The study was published in the Journal of Geophysical Research: Atmospheres, a journal of the American Geophysical Union in March. The Earth science organization released details about the research Tuesday.
“We have not seen snow melt like this in at least four centuries,” lead author Dominic Winski, a glaciologist at Dartmouth College, told USA Today.
For the study, Winski and 11 other researchers from Dartmouth College, the University of Maine and the University of New Hampshire examined ice cores drilled from the summit of Mt. Hunter in June 2013.
The ice cores gave the scientists a record of temperatures and climate conditions on the mountain dating back to the mid-17th century. For instance, dark bands of ice with no bubbles indicated that snow on the glacier melted in past summers before re-freezing.
When analyzing the bands, the scientists determined that the site’s summers are at least 2.2-3.6 degrees Fahrenheit warmer now than summers during the 18th, 19th and early 20th centuries. Additionally, rising temperatures are melting 60 times more snow on Mt. Hunter than at the start of Industrial Revolution 150 years ago.
The researchers concluded that the tropical Pacific Ocean, which is warming due to increased greenhouse gas emissions, is contributing to the unprecedented melting of Mt. Hunter’s glaciers.

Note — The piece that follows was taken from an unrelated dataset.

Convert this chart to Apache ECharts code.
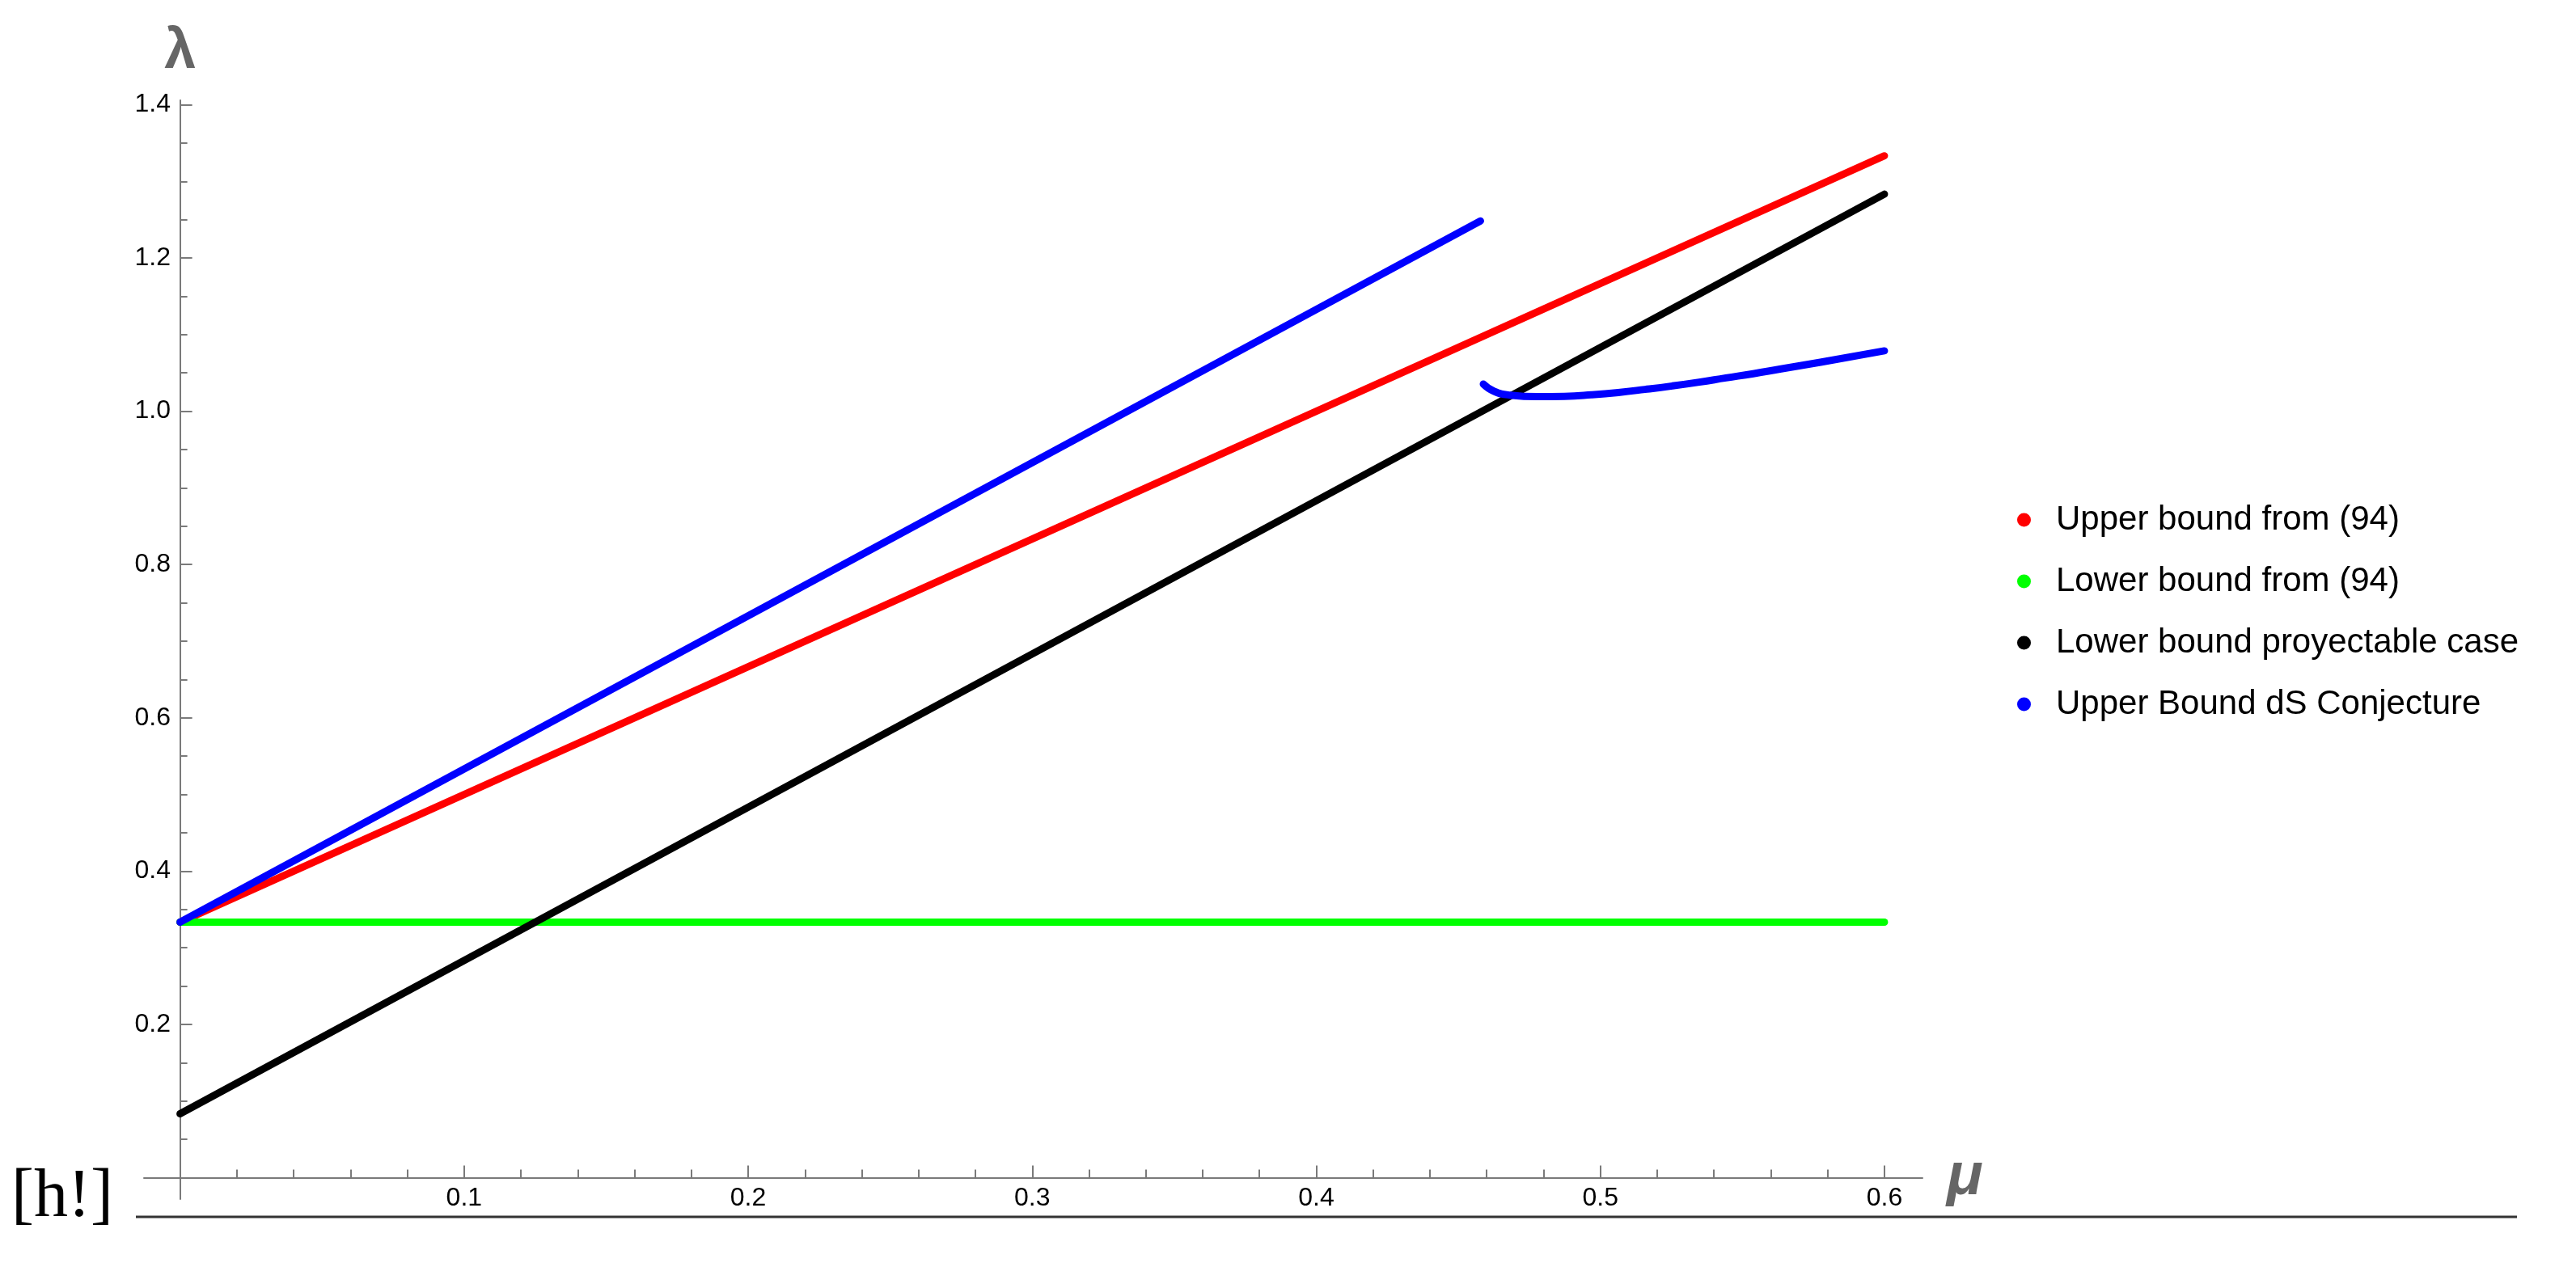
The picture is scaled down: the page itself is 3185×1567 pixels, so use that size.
<!DOCTYPE html>
<html>
<head>
<meta charset="utf-8">
<script src="https://cdn.jsdelivr.net/npm/echarts@6/dist/echarts.min.js"></script>
<style>
  html, body { margin: 0; padding: 0; background: #fff; }
  #chart { width: 3185px; height: 1567px; }
</style>
</head>
<body>
<div id="chart"></div>
<script>
  // values
  const muEnds = [0, 0.6]
  const upperBound94 = [0.3333, 1.3333]
  const lowerBound94 = [0.3333, 0.3333]
  const lowerProyectable = [0.0833, 1.2833]

  const dsLineMu = [0, 0.4578]
  const dsLineLambda = [0.3333, 1.2483]
  const dsCurveMu = [0.4588, 0.4626, 0.4683, 0.4778, 0.4873, 0.4968, 0.5063, 0.5157, 0.5253, 0.5348, 0.5442, 0.5538, 0.5632, 0.5775, 0.6]
  const dsCurveLambda = [1.0355, 1.026, 1.021, 1.019, 1.0195, 1.0215, 1.0245, 1.0285, 1.033, 1.038, 1.0435, 1.049, 1.055, 1.064, 1.0788]

  const xTicks = [0.1, 0.2, 0.3, 0.4, 0.5, 0.6]
  const yTicks = [0.2, 0.4, 0.6, 0.8, 1.0, 1.2, 1.4]
  const legendNames = ['Upper bound from (94)', 'Lower bound from (94)', 'Lower bound proyectable case', 'Upper Bound dS Conjecture']

  const pairs = (xs, ys) => xs.map((x, i) => [x, ys[i]])

  const axisGrey = '#7a7a7a'
  const labelFont = { fontFamily: 'Liberation Sans', fontSize: 32, color: '#000' }

  function lineSeries (name, color, data, smooth) {
    return {
      name,
      type: 'line',
      data,
      showSymbol: false,
      symbol: 'none',
      smooth: smooth || false,
      color,
      itemStyle: { color },
      lineStyle: { color, width: 9, cap: 'round', join: 'round' },
      z: 3
    }
  }

  const chart = echarts.init(document.getElementById('chart'))
  chart.setOption({
    animation: false,
    backgroundColor: '#fff',
    grid: { left: 178, right: 808, top: 124, bottom: 84 },
    legend: {
      data: legendNames,
      orient: 'vertical',
      left: 2494,
      top: 622,
      padding: 0,
      icon: 'circle',
      itemWidth: 17,
      itemHeight: 17,
      itemGap: 34,
      textStyle: {
        fontFamily: 'Liberation Sans',
        fontSize: 42,
        lineHeight: 42,
        color: '#000',
        padding: [0, 0, 0, 26]
      }
    },
    xAxis: {
      type: 'value',
      min: -0.0127,
      max: 0.6134,
      minInterval: 0.1,
      maxInterval: 0.1,
      name: 'μ',
      nameLocation: 'end',
      nameGap: 30,
      nameTextStyle: { fontFamily: 'Liberation Sans', fontSize: 74, fontWeight: 'bold', fontStyle: 'italic', color: '#666', padding: [46, 0, 0, 0] },
      axisLine: { onZero: true, lineStyle: { color: axisGrey, width: 2 } },
      axisTick: { inside: true, length: 15, customValues: xTicks, lineStyle: { color: axisGrey, width: 2 } },
      minorTick: { show: true, splitNumber: 5, length: 10, lineStyle: { color: axisGrey, width: 2 } },
      // labels sit at the grid edge, pull them up to the zero line
      axisLabel: { customValues: xTicks, margin: -17, ...labelFont },
      splitLine: { show: false }
    },
    yAxis: {
      type: 'value',
      min: -0.028,
      max: 1.4058,
      minInterval: 0.2,
      maxInterval: 0.2,
      name: 'λ',
      nameLocation: 'end',
      nameGap: 24,
      nameTextStyle: { fontFamily: 'Liberation Sans', fontSize: 70, fontWeight: 'bold', color: '#666' },
      axisLine: { onZero: true, lineStyle: { color: axisGrey, width: 2 } },
      axisTick: { inside: true, length: 15, customValues: yTicks, lineStyle: { color: axisGrey, width: 2 } },
      minorTick: { show: true, splitNumber: 4, length: 9, lineStyle: { color: axisGrey, width: 2 } },
      axisLabel: { customValues: yTicks, margin: -33, formatter: v => v.toFixed(1), ...labelFont },
      splitLine: { show: false }
    },
    series: [
      lineSeries(legendNames[0], '#ff0000', pairs(muEnds, upperBound94)),
      lineSeries(legendNames[1], '#00ff00', pairs(muEnds, lowerBound94)),
      lineSeries(legendNames[2], '#000000', pairs(muEnds, lowerProyectable)),
      lineSeries(legendNames[3], '#0000ff', pairs(dsLineMu, dsLineLambda)),
      lineSeries(legendNames[3], '#0000ff', pairs(dsCurveMu, dsCurveLambda), 0.5)
    ],
    graphic: [
      {
        type: 'text',
        left: 14,
        top: 1440,
        style: { text: '[h!]', fontFamily: 'Liberation Serif', fontSize: 84, fill: '#000' }
      },
      {
        type: 'line',
        shape: { x1: 168, y1: 1505, x2: 3112, y2: 1505 },
        style: { stroke: '#333', lineWidth: 3 }
      }
    ]
  })
</script>
</body>
</html>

Winski explained that warmer tropics lead to higher atmospheric pressures and more sunny days over the Alaska Range, which contributes to more glacial melting in the summer.
“This adds to the growing body of research showing that changes in the tropical Pacific can manifest in changes across the globe,” Luke Trusel, a glaciologist at Rowan University in Glassboro, New Jersey who was not involved with the study, said in a statement. “It’s adding to the growing picture that what we’re seeing today is unusual.”
It is important to understand how mountain glaciers are affected by climate change because they provide fresh water to many communities and their melting can contribute to sea level rise, Winski noted.
“The natural climate system has changed since the onset of the anthropogenic era,” he said. “In the North Pacific, this means temperature and precipitation patterns are different today than they were during the preindustrial period.”